Set problem: Copy the listing below line for line, starting at its first line and ending with the line that has "-0.010, -0.004, -0.001, 0.0, 0.0]" in it. Add nothing.

Information shown:
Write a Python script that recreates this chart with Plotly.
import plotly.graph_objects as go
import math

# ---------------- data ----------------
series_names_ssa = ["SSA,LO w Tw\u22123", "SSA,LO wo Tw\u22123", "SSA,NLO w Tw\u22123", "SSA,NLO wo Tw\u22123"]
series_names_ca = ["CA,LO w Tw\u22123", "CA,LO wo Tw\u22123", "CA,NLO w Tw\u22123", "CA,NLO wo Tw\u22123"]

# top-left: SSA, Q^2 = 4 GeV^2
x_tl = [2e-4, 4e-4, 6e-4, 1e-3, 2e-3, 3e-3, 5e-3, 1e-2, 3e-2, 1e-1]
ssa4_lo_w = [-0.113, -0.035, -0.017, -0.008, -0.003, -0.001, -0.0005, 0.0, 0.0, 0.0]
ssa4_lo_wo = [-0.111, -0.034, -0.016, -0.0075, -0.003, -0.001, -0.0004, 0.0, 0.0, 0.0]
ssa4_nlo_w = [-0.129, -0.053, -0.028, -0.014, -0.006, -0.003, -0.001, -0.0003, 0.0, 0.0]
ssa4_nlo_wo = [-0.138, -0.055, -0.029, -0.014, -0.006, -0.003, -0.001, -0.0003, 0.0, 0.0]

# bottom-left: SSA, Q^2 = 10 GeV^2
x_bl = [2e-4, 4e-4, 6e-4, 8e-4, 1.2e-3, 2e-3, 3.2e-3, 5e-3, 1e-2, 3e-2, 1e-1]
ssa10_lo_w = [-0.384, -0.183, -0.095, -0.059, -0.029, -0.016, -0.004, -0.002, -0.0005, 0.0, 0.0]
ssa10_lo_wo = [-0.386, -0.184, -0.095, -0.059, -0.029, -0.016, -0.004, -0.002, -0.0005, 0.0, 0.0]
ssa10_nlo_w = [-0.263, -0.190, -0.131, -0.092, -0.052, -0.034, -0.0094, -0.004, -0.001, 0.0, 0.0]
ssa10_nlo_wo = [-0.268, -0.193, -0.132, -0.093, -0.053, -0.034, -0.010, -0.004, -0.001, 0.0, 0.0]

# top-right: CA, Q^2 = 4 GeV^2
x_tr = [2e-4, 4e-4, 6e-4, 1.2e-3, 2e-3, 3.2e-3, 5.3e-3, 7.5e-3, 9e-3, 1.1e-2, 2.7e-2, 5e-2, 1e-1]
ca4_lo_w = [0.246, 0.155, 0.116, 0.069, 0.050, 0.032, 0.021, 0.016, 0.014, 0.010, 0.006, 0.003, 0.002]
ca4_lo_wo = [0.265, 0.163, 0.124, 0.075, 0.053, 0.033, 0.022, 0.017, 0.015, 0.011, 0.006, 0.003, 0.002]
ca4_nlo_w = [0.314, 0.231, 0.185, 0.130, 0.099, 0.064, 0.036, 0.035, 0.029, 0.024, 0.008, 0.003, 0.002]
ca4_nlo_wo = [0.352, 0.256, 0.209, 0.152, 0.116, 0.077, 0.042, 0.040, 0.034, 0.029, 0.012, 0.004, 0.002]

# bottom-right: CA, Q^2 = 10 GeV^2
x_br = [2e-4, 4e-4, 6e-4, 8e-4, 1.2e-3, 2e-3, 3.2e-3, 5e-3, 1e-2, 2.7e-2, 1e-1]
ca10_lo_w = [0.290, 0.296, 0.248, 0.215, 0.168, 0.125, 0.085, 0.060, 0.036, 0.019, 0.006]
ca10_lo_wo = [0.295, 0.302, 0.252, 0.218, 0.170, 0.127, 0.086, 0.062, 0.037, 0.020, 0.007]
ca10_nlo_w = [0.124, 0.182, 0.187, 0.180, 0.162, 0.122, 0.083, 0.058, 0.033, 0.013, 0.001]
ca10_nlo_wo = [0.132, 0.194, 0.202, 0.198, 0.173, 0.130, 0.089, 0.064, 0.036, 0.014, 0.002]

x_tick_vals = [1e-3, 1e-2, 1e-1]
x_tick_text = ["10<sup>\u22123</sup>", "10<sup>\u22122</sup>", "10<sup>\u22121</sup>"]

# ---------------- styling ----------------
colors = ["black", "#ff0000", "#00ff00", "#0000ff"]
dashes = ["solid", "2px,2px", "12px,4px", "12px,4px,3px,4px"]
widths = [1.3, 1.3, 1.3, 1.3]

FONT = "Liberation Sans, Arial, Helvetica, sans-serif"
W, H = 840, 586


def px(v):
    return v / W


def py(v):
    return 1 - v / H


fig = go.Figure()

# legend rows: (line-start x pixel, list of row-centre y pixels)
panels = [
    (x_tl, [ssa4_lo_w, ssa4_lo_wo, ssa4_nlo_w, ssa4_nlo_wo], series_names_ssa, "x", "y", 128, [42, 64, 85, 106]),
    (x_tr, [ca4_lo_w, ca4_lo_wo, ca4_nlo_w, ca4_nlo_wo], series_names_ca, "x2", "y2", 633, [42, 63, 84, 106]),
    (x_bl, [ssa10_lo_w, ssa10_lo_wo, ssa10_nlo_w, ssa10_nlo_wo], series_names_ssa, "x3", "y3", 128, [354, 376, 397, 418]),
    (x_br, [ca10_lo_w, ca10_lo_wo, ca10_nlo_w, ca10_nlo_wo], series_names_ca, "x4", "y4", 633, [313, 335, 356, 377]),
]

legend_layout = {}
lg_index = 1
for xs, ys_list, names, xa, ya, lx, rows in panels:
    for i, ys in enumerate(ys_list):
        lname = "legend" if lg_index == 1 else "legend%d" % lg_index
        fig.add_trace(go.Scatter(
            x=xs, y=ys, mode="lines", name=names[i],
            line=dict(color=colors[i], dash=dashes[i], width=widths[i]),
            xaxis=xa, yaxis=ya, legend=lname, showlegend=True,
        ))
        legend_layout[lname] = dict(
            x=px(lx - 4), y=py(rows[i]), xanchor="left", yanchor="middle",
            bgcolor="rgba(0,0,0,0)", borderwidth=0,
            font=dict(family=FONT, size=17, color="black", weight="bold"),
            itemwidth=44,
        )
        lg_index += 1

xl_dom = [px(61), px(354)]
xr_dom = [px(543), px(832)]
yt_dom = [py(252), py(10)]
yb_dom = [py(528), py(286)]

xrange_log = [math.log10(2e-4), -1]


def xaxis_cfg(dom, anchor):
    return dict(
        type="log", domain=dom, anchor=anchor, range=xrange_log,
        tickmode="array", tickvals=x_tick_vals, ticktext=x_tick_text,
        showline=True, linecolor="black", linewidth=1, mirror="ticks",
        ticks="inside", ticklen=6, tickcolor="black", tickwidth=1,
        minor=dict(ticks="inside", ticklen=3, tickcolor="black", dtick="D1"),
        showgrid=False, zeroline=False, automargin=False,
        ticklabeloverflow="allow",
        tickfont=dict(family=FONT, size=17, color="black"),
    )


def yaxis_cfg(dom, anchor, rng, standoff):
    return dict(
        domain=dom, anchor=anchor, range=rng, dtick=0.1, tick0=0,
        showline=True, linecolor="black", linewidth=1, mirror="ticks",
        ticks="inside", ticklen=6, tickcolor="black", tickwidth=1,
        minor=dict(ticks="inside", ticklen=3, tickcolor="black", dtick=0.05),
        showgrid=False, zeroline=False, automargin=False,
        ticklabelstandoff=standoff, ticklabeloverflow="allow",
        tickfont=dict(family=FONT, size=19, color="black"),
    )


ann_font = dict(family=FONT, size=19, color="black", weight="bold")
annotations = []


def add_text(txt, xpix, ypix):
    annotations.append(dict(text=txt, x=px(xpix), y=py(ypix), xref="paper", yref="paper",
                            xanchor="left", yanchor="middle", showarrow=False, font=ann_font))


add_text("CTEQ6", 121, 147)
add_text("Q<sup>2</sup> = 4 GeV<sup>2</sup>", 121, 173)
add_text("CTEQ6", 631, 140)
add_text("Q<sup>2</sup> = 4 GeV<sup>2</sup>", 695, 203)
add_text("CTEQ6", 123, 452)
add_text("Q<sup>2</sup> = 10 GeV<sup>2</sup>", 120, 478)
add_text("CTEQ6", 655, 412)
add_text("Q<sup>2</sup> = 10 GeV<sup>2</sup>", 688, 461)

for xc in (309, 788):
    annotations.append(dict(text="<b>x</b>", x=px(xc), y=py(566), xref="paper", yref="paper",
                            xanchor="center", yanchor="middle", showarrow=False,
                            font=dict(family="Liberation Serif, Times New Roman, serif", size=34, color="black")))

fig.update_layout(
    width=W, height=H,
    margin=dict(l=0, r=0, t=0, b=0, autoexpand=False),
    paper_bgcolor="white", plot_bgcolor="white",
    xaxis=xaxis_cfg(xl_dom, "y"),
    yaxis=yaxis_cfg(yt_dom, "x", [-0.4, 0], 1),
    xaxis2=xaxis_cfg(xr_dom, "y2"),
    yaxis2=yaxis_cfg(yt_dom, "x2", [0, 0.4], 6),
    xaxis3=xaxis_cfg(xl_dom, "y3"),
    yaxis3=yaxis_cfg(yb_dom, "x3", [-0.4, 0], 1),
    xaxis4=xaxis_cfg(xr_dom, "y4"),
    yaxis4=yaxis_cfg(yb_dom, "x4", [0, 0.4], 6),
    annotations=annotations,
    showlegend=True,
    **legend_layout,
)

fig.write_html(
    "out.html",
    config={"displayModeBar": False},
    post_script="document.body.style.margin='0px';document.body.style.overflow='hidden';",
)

Solution to the exercise:
Write a Python script that recreates this chart with Plotly.
import plotly.graph_objects as go
import math

# ---------------- data ----------------
series_names_ssa = ["SSA,LO w Tw\u22123", "SSA,LO wo Tw\u22123", "SSA,NLO w Tw\u22123", "SSA,NLO wo Tw\u22123"]
series_names_ca = ["CA,LO w Tw\u22123", "CA,LO wo Tw\u22123", "CA,NLO w Tw\u22123", "CA,NLO wo Tw\u22123"]

# top-left: SSA, Q^2 = 4 GeV^2
x_tl = [2e-4, 4e-4, 6e-4, 1e-3, 2e-3, 3e-3, 5e-3, 1e-2, 3e-2, 1e-1]
ssa4_lo_w = [-0.113, -0.035, -0.017, -0.008, -0.003, -0.001, -0.0005, 0.0, 0.0, 0.0]
ssa4_lo_wo = [-0.111, -0.034, -0.016, -0.0075, -0.003, -0.001, -0.0004, 0.0, 0.0, 0.0]
ssa4_nlo_w = [-0.129, -0.053, -0.028, -0.014, -0.006, -0.003, -0.001, -0.0003, 0.0, 0.0]
ssa4_nlo_wo = [-0.138, -0.055, -0.029, -0.014, -0.006, -0.003, -0.001, -0.0003, 0.0, 0.0]

# bottom-left: SSA, Q^2 = 10 GeV^2
x_bl = [2e-4, 4e-4, 6e-4, 8e-4, 1.2e-3, 2e-3, 3.2e-3, 5e-3, 1e-2, 3e-2, 1e-1]
ssa10_lo_w = [-0.384, -0.183, -0.095, -0.059, -0.029, -0.016, -0.004, -0.002, -0.0005, 0.0, 0.0]
ssa10_lo_wo = [-0.386, -0.184, -0.095, -0.059, -0.029, -0.016, -0.004, -0.002, -0.0005, 0.0, 0.0]
ssa10_nlo_w = [-0.263, -0.190, -0.131, -0.092, -0.052, -0.034, -0.0094, -0.004, -0.001, 0.0, 0.0]
ssa10_nlo_wo = [-0.268, -0.193, -0.132, -0.093, -0.053, -0.034, -0.010, -0.004, -0.001, 0.0, 0.0]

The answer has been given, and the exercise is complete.